In other Olympics news:
- Security officers have wrestled a man to the ground after he ran out of the crowd towards the Olympic torchbearer in Gravesend, Kent, on the flame’s route from Maidstone to Guildford, Surrey, on Friday
- The Great Britain men’s football team play Brazil in a warm-up match later and the women’s team face Sweden, both at the Riverside Stadium in Middlesbrough
- Some of GB’s leading athletes complete their Olympics preparations with appearances in a Diamond League event in Monaco on Friday
- Double Olympic gold medallist Daley Thompson has launched a project that will see the London Eye display a nightly lightshow based on Twitter comments about the Games
Writing in the Sun newspaper on Friday, London mayor Boris Johnson said people were being gripped by a “paralysing stage fright” ahead of the start of the Games.
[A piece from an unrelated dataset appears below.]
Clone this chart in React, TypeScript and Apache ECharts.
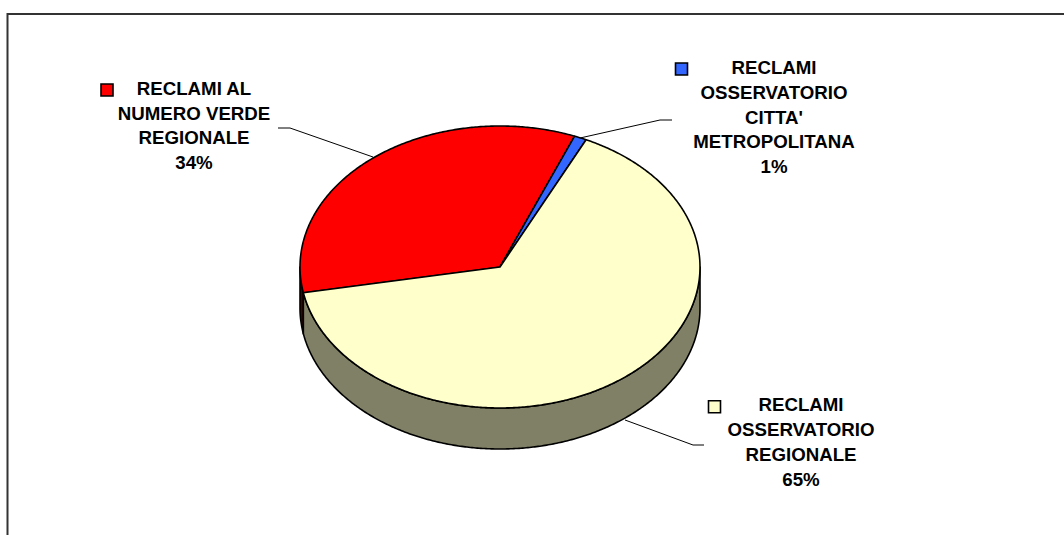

“We’ve got an advanced case of Olympo-funk. We agonise about the traffic, when our transport systems are performing well and the world’s athletes are arriving on time.
“We worry about security, when we always planned to have a strong military role in making our Games as safe as possible,” he said.
He urged people to “cut out the whining”, and to “get behind our team and the Games”.
The opening ceremony for London 2012 is now just a week away, and will take place at 21:00 BST (20:00 GMT) on Friday 27 July.
The Public and Commercial Services (PCS) union has announced that thousands of Home Office staff will strike for 24 hours next Thursday, when many thousands of visitors are due to arrive in the UK.
The action will include the UK Border Agency, Identity and Passport Service and Criminal Records Bureau.
The government called the strike “shameful” for threatening to disrupt people travelling to London for the Games, but said contingency plans were in place.
East Midlands Trains staff have also voted to strike during the Olympics, from 6-8 August.
Mr Farr was interviewed for a BBC Radio 4 documentary, Securing the Games, to be broadcast at 13:30 BST (12:30 GMT) on Sunday.